Nicht nur jungen Menschen – siehe die neue Studie „Jugend in Deutschland 2024“ – macht diese Zeit Angst. Zu Recht?

Das ist verständlich. Wir erleben gerade, wie ein gewisser globaler Konsens, an den wir uns nach dem Zusammenbruch des sowjetischen Blocks gewöhnt hatten, brüchig wird. Über Russland und China haben wir gesprochen. Ich möchte mich nicht an der Dämonisierung von Donald Trump beteiligen, aber wir müssen auch auf die Vereinigten Staaten und den globalen Süden schauen. Allerdings sagt man ja, Angst sei kein guter Ratgeber. Vielleicht lässt sich das Gefühl durch Vorsicht und Umsicht ersetzen.

Bernhard Koch ist habilitierter Moraltheologe.

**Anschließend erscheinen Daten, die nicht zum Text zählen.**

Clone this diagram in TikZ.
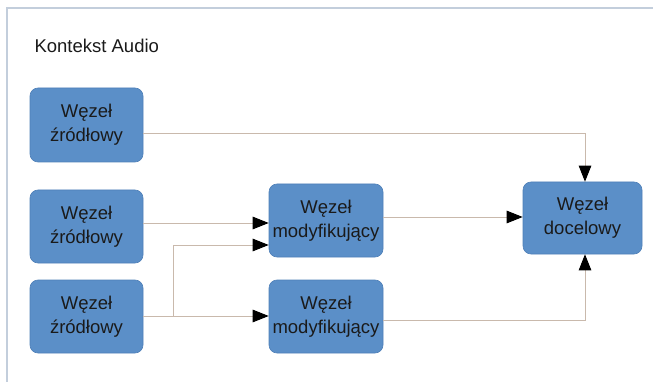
\documentclass[tikz,border=0pt]{standalone}
\usepackage{fontspec}
\setmainfont{Liberation Sans}
\usetikzlibrary{arrows.meta}
\definecolor{boxblue}{HTML}{5B8FC8}
\definecolor{boxedge}{HTML}{4F80B8}
\definecolor{wire}{HTML}{C9B9AC}
\definecolor{framec}{HTML}{C3CEDC}
\definecolor{inkc}{HTML}{1A1A1A}
\begin{document}
\begin{tikzpicture}[x=1pt,y=-1pt,
  nodebox/.style={draw=boxedge,line width=0.6pt,fill=boxblue,rounded corners=8pt,
    text=inkc,align=center,inner sep=0pt,
    font=\fontsize{18.5}{24}\selectfont},
  wireline/.style={draw=wire,line width=0.9pt,
    -{Triangle[length=16pt,width=12.5pt,fill=black,color=black]}}]
  % canvas and outer frame
  \useasboundingbox (0,0) rectangle (653,382);
  \fill[white] (0,0) rectangle (653,382);
  \draw[framec,line width=1.2pt] (7,382) -- (7,8) -- (653,8);

  \node[anchor=west,text=inkc,font=\fontsize{18.5}{22}\selectfont] (title) at (31,46) {Kontekst Audio};

  % source nodes
  \node[nodebox,minimum width=113pt,minimum height=74pt] (src1) at (86.5,125) {Węzeł\\źródłowy};
  \node[nodebox,minimum width=113pt,minimum height=73pt] (src2) at (86.5,226.5) {Węzeł\\źródłowy};
  \node[nodebox,minimum width=113pt,minimum height=73pt] (src3) at (86.5,316.5) {Węzeł\\źródłowy};

  % modifier nodes
  \node[nodebox,minimum width=114pt,minimum height=73pt] (mod1) at (326,220.5) {Węzeł\\modyfikujący};
  \node[nodebox,minimum width=114pt,minimum height=73pt] (mod2) at (326,316.5) {Węzeł\\modyfikujący};

  % destination node
  \node[nodebox,minimum width=119pt,minimum height=72pt] (dst) at (582.5,218) {Węzeł\\docelowy};

  % junction points
  \coordinate (bend1) at (585,133);
  \coordinate (bend2) at (585,320);
  \coordinate (split) at (173,316);
  \coordinate (splitup) at (173,245);

  % connectors
  \draw[wireline] (src1.east |- bend1) -- (bend1) -- (dst.north -| bend1);
  \draw[wireline] (src2.east |- 0,223) -- (mod1.west |- 0,223);
  \draw[wireline] (src3.east |- split) -- (mod2.west |- split);
  \draw[wireline] (split) -- (splitup) -- (mod1.west |- splitup);
  \draw[wireline] (mod1.east |- 0,217) -- (dst.west |- 0,217);
  \draw[wireline] (mod2.east |- bend2) -- (bend2) -- (dst.south -| bend2);
\end{tikzpicture}
\end{document}
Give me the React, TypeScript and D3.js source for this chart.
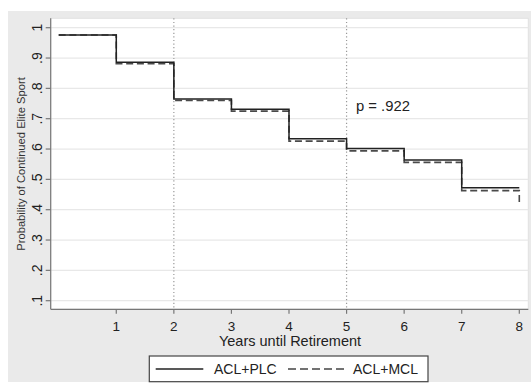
import React from "react";
import * as d3 from "d3";

const years = [0, 1, 2, 3, 4, 5, 6, 7, 8];
const aclPlc = [0.976, 0.886, 0.765, 0.731, 0.634, 0.602, 0.564, 0.472, 0.472];
const aclMcl = [0.976, 0.881, 0.760, 0.725, 0.626, 0.594, 0.556, 0.463, 0.425];
const xTicks = [1, 2, 3, 4, 5, 6, 7, 8];
const yTicks = [0.1, 0.2, 0.3, 0.4, 0.5, 0.6, 0.7, 0.8, 0.9, 1];
const yTickLabels = [".1", ".2", ".3", ".4", ".5", ".6", ".7", ".8", ".9", "1"];
const refLines = [2, 5];

const W = 531;
const H = 383;
const FONT = "'Liberation Sans', Arial, sans-serif";

export default function App() {
  const plot = { left: 50.7, right: 528.3, top: 18.3, bottom: 309.3 };
  const x = d3.scaleLinear().domain([0, 8]).range([58.7, 519.3]);
  const y = d3.scaleLinear().domain([0.1, 1]).range([300.7, 27.7]);

  const line = d3
    .line<number>()
    .x((d, i) => x(years[i]))
    .y((d) => y(d))
    .curve(d3.curveStepAfter);

  return (
    <svg
      width={W}
      height={H}
      style={{ position: "fixed", left: 0, top: 0 }}
      fontFamily={FONT}
    >
      <rect x={0} y={0} width={W} height={H} fill="#fff" />
      <rect x={8} y={11} width={W - 8} height={371} fill="#eaeaea" />
      <rect
        x={plot.left}
        y={plot.top}
        width={plot.right - plot.left}
        height={plot.bottom - plot.top}
        fill="#fff"
        stroke="#e2e2e2"
        strokeWidth={1}
      />

      {/* grid */}
      {yTicks.map((t) => (
        <line
          key={"g" + t}
          x1={plot.left}
          x2={plot.right}
          y1={y(t)}
          y2={y(t)}
          stroke="#e8e8e8"
          strokeWidth={1.3}
        />
      ))}

      {/* reference lines */}
      {refLines.map((t) => (
        <line
          key={"r" + t}
          x1={x(t)}
          x2={x(t)}
          y1={plot.top}
          y2={plot.bottom}
          stroke="#999"
          strokeWidth={1.2}
          strokeDasharray="1.2 2.4"
        />
      ))}

      {/* axes */}
      <line x1={plot.left} x2={plot.left} y1={plot.top} y2={plot.bottom} stroke="#777" strokeWidth={1.2} />
      <line x1={plot.left} x2={plot.right} y1={plot.bottom} y2={plot.bottom} stroke="#777" strokeWidth={1.2} />

      {yTicks.map((t, i) => (
        <g key={"yt" + t}>
          <line x1={plot.left - 5} x2={plot.left} y1={y(t)} y2={y(t)} stroke="#777" strokeWidth={1.2} />
          <text
            transform={`translate(37,${y(t)}) rotate(-90)`}
            textAnchor="middle"
            dominantBaseline="central"
            fontSize={14}
            fill="#222"
          >
            {yTickLabels[i]}
          </text>
        </g>
      ))}

      {xTicks.map((t) => (
        <g key={"xt" + t}>
          <line x1={x(t)} x2={x(t)} y1={plot.bottom} y2={plot.bottom + 4.5} stroke="#777" strokeWidth={1.2} />
          <text x={x(t)} y={330.5} textAnchor="middle" fontSize={13.5} fill="#222">
            {t}
          </text>
        </g>
      ))}

      <text x={290} y={345.5} textAnchor="middle" fontSize={14.5} fill="#222">
        Years until Retirement
      </text>
      <text
        transform="translate(21,164) rotate(-90)"
        textAnchor="middle"
        dominantBaseline="central"
        fontSize={11.2}
        fill="#333"
      >
        Probability of Continued Elite Sport
      </text>

      {/* curves */}
      <path d={line(aclMcl) || ""} fill="none" stroke="#4a4a4a" strokeWidth={1.6} strokeDasharray="7 3.7" />
      <path d={line(aclPlc) || ""} fill="none" stroke="#222" strokeWidth={1.5} />

      <text x={356} y={111} fontSize={14.8} fill="#222">
        p = .922
      </text>

      {/* legend */}
      <rect x={149.3} y={356} width={278.7} height={25.7} fill="#fff" stroke="#444" strokeWidth={1.2} />
      <line x1={155.7} x2={203.3} y1={369} y2={369} stroke="#222" strokeWidth={1.3} />
      <text x={214} y={374} fontSize={14} fill="#222">
        ACL+PLC
      </text>
      <line x1={288} x2={347} y1={369} y2={369} stroke="#444" strokeWidth={1.3} strokeDasharray="8 4" />
      <text x={353} y={374} fontSize={14} fill="#222">
        ACL+MCL
      </text>
    </svg>
  );
}
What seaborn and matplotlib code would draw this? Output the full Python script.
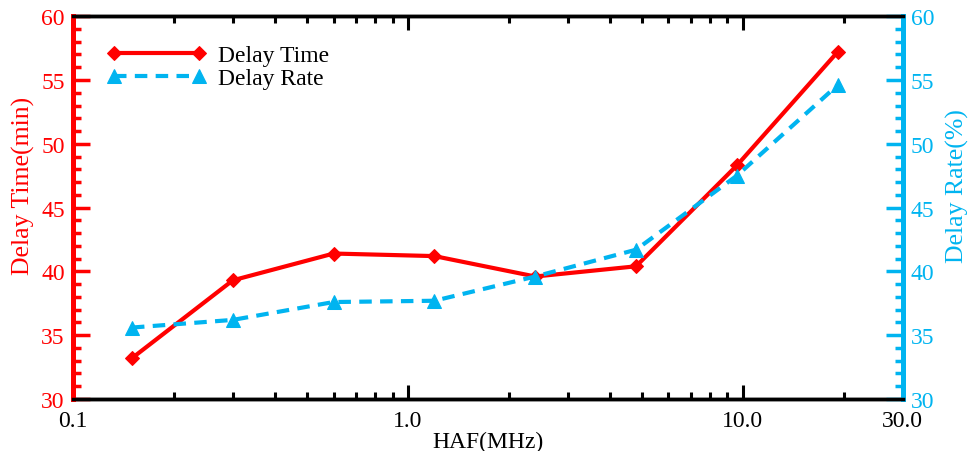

Seit 2007 ist er am Institut für Theologie und Frieden (ITHF) in Hamburg tätig, seit Anfang 2024 als kommissarischer Leiter. Koch war Lehrbeauftragter an der Helmut-Schmidt-Universität der Bundeswehr in Hamburg, seit 2011 ist er Lehrbeauftragter für Philosophie an der Goethe-Universität Frankfurt, seit 2020 unterrichtet er regelmäßig an der Universität Freiburg. Das ITHF ist eine Forschungseinrichtung in Trägerschaft der katholischen Militärseelsorge.